Disclaimer: All characters belong to Stephanie Meyer except the original characters Nikki, David and Marie. I also own the plot line.
I do not own any part of the Twilight series
So my story Where Do I Belong has gone on a small hiatus simply because I didn't like the way I started it, yeah I know it only has one chapter but give me a break will 'ya. So this story is going to take it's place.
Please Review and let me know what you think.
I was never one for living by the rules, I believed in living my life to the fullest one day at a time. It was the way I lived ever since me and my mother died when I was fifteen. The loss of my mother hit me hard and I want into a shell never letting anyone in and never letting my true self out. My best friend Paul tried but I simply ignored him until he gave up, well I thought he gave up but I heard he'd gotten ill with something. But at the time I didn't care all I wanted was my mother back, the one person who was by my side apart from Paul as I was bullied day in day out. You see my father is full Quileute where was my mother was a pale face which makes me half. And some people decided to make fun of that, and it resulted in both me and Paul getting kicked out of school a few times for fighting my bullies.
After my mother died my father packed us up and moved us to San Diego, California in hopes of starting a new life. And start a new life is what I did. There was one main sport, well night sport that was the main attraction in San Diego and that was Street Racing. I watched and race one night and I knew from that moment on I had found something to make me whole again even if it was for a few moments. A few moments where your whole life depends on how well you can control your car, one slip up and you'll never see your next sunrise.
My dad was always interested in cars; he was always fixing them up in his spare time. So when I knew I wanted to be a street racer I went to him and let's just say he wasn't impressed at all. Though after getting my hands on a scrap car, an empty shell of a Nissan Skyline Gtr and devoting all of my time to bringing it to life. And I mean all of my time, I started skipping school cutting down my sleeping. After seeing this, my dad came around and helped me bring the car to life, but my father being the person he is made me make a promise.
"Keep yourself safe, I don't want to be burying you beside your mother so soon"
When my father said those words to me I saw the main in his eyes and I made that promise and also a promise to my self. A promise that I would never cause my father pain, I would make sure that I was one of the best street racers but at the same time I would also be the safest. As I turned sixteen and devoted my time to getting my driving techniques perfected I met a fellow street racer by the name of Melia, well Melia to me, to everyone in the Street racing business she was known as Long Beach, her racing name, a play on where she was from. She taught me how to push my limits, how to learn where my boundary line was and extend it. The two of us because more them friends, she became like my sister the only person who I let see under the mask I had learnt to wear so well.

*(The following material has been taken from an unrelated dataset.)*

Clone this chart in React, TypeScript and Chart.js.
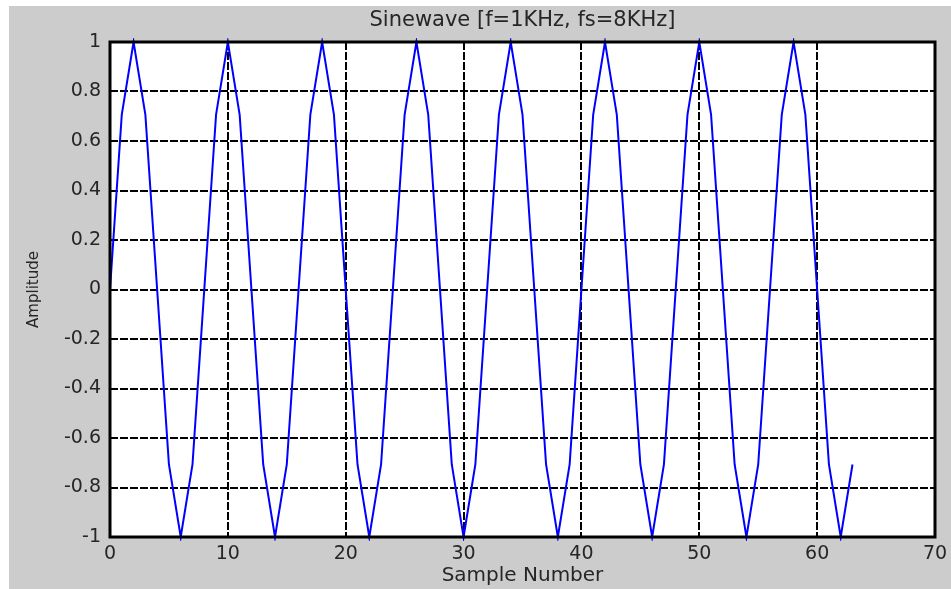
import React, { useEffect, useRef } from "react";
import { Chart, registerables } from "chart.js";

Chart.register(...registerables);

const titleText = "Sinewave [f=1KHz, fs=8KHz]";
const xTitle = "Sample Number";
const yTitle = "Amplitude";

const samples: number[] = [
  0, 1, 2, 3, 4, 5, 6, 7, 8, 9, 10, 11, 12, 13, 14, 15,
  16, 17, 18, 19, 20, 21, 22, 23, 24, 25, 26, 27, 28, 29, 30, 31,
  32, 33, 34, 35, 36, 37, 38, 39, 40, 41, 42, 43, 44, 45, 46, 47,
  48, 49, 50, 51, 52, 53, 54, 55, 56, 57, 58, 59, 60, 61, 62, 63,
];

const amplitude: number[] = [
  0, 0.7071, 1, 0.7071, 0, -0.7071, -1, -0.7071,
  0, 0.7071, 1, 0.7071, 0, -0.7071, -1, -0.7071,
  0, 0.7071, 1, 0.7071, 0, -0.7071, -1, -0.7071,
  0, 0.7071, 1, 0.7071, 0, -0.7071, -1, -0.7071,
  0, 0.7071, 1, 0.7071, 0, -0.7071, -1, -0.7071,
  0, 0.7071, 1, 0.7071, 0, -0.7071, -1, -0.7071,
  0, 0.7071, 1, 0.7071, 0, -0.7071, -1, -0.7071,
  0, 0.7071, 1, 0.7071, 0, -0.7071, -1, -0.7071,
];

const xTickValues: number[] = [0, 10, 20, 30, 40, 50, 60, 70];
const yTickValues: number[] = [-1, -0.8, -0.6, -0.4, -0.2, 0, 0.2, 0.4, 0.6, 0.8, 1];
const yTickLabels: string[] = ["-1", "-0.8", "-0.6", "-0.4", "-0.2", "0", "0.2", "0.4", "0.6", "0.8", "1"];

const FONT = "'DejaVu Sans', sans-serif";
const TEXT = "#262626";

const framePlugin = {
  id: "frame",
  beforeDraw(chart: any) {
    const { ctx, chartArea: a } = chart;
    ctx.save();
    ctx.fillStyle = "#fff";
    ctx.fillRect(a.left, a.top, a.right - a.left, a.bottom - a.top);
    ctx.restore();
  },
  beforeDatasetsDraw(chart: any) {
    const { ctx, chartArea: a } = chart;
    const xs = chart.scales.x;
    const ys = chart.scales.y;
    ctx.save();
    ctx.beginPath();
    ctx.rect(a.left, a.top, a.right - a.left, a.bottom - a.top);
    ctx.clip();
    ctx.strokeStyle = "#000";
    ctx.lineWidth = 2;
    ctx.setLineDash([8, 2]);
    ctx.beginPath();
    for (const v of yTickValues) {
      const py = Math.round(ys.getPixelForValue(v));
      ctx.moveTo(a.left, py);
      ctx.lineTo(a.right, py);
    }
    for (const v of xTickValues) {
      const px = Math.round(xs.getPixelForValue(v));
      ctx.moveTo(px, a.top);
      ctx.lineTo(px, a.bottom);
    }
    ctx.stroke();
    ctx.restore();
  },
  afterDraw(chart: any) {
    const { ctx, chartArea: a } = chart;
    ctx.save();
    ctx.strokeStyle = "#000";
    ctx.lineWidth = 3;
    ctx.strokeRect(a.left, a.top, a.right - a.left, a.bottom - a.top);
    ctx.fillStyle = TEXT;
    ctx.font = `21px ${FONT}`;
    ctx.textAlign = "center";
    ctx.textBaseline = "middle";
    ctx.fillText(titleText, (a.left + a.right) / 2, 15);
    ctx.restore();
  },
};

export default function App() {
  const ref = useRef<HTMLCanvasElement | null>(null);

  useEffect(() => {
    if (!ref.current) return;
    const chart = new Chart(ref.current, {
      type: "line",
      data: {
        datasets: [
          {
            data: samples.map((x, i) => ({ x, y: amplitude[i] })),
            borderColor: "#0000ff",
            borderWidth: 2,
            pointRadius: 0,
            tension: 0,
            fill: false,
            clip: 4,
          },
        ],
      },
      options: {
        animation: false,
        responsive: false,
        maintainAspectRatio: false,
        layout: { padding: { top: 36, right: 16, left: 0, bottom: 0 } },
        plugins: {
          legend: { display: false },
          tooltip: { enabled: false },
          title: { display: false },
        },
        scales: {
          x: {
            type: "linear",
            min: 0,
            max: 70,
            afterBuildTicks: (scale: any) => {
              scale.ticks = xTickValues.map((v) => ({ value: v }));
            },
            afterFit: (scale: any) => {
              scale.height = 52;
              scale.paddingLeft = 0;
              scale.paddingRight = 0;
            },
            ticks: {
              font: { family: FONT, size: 19 },
              color: TEXT,
              padding: 6,
              maxRotation: 0,
              callback: (v: any) => String(v),
            },
            grid: { display: false, drawTicks: false, tickLength: 0 },
            border: { display: false },
            title: {
              display: true,
              text: xTitle,
              font: { family: FONT, size: 20 },
              color: TEXT,
              padding: { top: 0, bottom: 1 },
            },
          },
          y: {
            type: "linear",
            min: -1,
            max: 1,
            afterBuildTicks: (scale: any) => {
              scale.ticks = yTickValues.map((v) => ({ value: v }));
            },
            afterFit: (scale: any) => {
              scale.width = 101;
              scale.paddingTop = 0;
              scale.paddingBottom = 0;
            },
            ticks: {
              font: { family: FONT, size: 19 },
              color: TEXT,
              padding: 9,
              callback: (v: any) => {
                const i = yTickValues.findIndex((t) => Math.abs(t - v) < 1e-6);
                return i >= 0 ? yTickLabels[i] : "";
              },
            },
            grid: { display: false, drawTicks: false, tickLength: 0 },
            border: { display: false },
            title: {
              display: true,
              text: yTitle,
              font: { family: FONT, size: 15 },
              color: TEXT,
              padding: { top: 16, bottom: 0 },
            },
          },
        },
      },
      plugins: [framePlugin],
    });
    return () => chart.destroy();
  }, []);

  return (
    <div style={{ position: "absolute", left: 0, top: 0, width: 951, height: 589, background: "#fff" }}>
      <div style={{ position: "absolute", left: 9, top: 6, width: 942, height: 583, background: "#cccccc" }}>
        <canvas ref={ref} width={942} height={583} style={{ display: "block", background: "transparent" }} />
      </div>
    </div>
  );
}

Three weeks after meeting Melia I had my first race and I came in first place, I felt something I've never felt before in my life and it filled every single fibre of my body and it made me feel as though I was invincible and could take anything on. After that I kept racing and earned a name for myself, well kind of. I went by the name Chaos and every time I climbed behind the wheel of the car I became her. Kind of like a split personality and it was my way of dealing with things, becoming someone else. My father never asked any questions and I never told him anything, we lived like that up until the morning of my seventeenth birthday. I had just done a race the night before and I was driving Melia home when a car slammed into the side of us slamming the car of the side of the road.
All I remember was the sound of shattering glass and screaming, I woke up in the hospital three days later to my father a look of worry etched on his face and two police officers stood in the doorway. The police officers explained to me that the driver of the other car had been drunk and hadn't seen us, well so he said. The only thing that had gotten to me and caused me to cry a river of tears was when they told me Melia had died on impact. Once again I felt like my whole world was caving in, I had lost another person who had meant so much to me, one of the few people who saw the real me. Realization dawned on me that I only had my father left now and I swore on everything in me that I would never let anyone else get close to me, as that way I wouldn't have to go through the pain of losing another person.
When I was released from hospital I spent every minute of every day in my room, I never left, I never ate and I hardly cared for my appearance. My father seeing the pain was in decided to once again pack us up and move us, but this time he was taking us back to La Push. To begin with I hated the idea of moving back to the place where the memories of losing my mother were, but I realised that here held memories of losing someone so I couldn't really use that as an argument. Plus I could see my father missed his brother, Sam Uley.
I never really liked my Uncle Sam, especially after he broke Leah Clearwater's heart and started dating her cousin. That didn't settle well with me and I hated my uncle since. But my father never saw a problem with his brother so I learnt to keep my opinion to myself. And as I sat there and listened to my father beg me to come back to La Push with him I knew I had to. Ever since my mum died he has done everything he can to keep my happy, the least I could do was return the favour.
So that leads me to where I am now, sat on a plane bound for Port Angeles. I don't know what to expect from going back home, will everything be the way I left it. How is Paul after he got ill when I left. So may questions, with very little answers. But I do know that I am going into this with an open mind, as hell nothing else can happen to turn my world upside down. Can it?
Oh and my names Nikki, I should have said that in the beginning huh?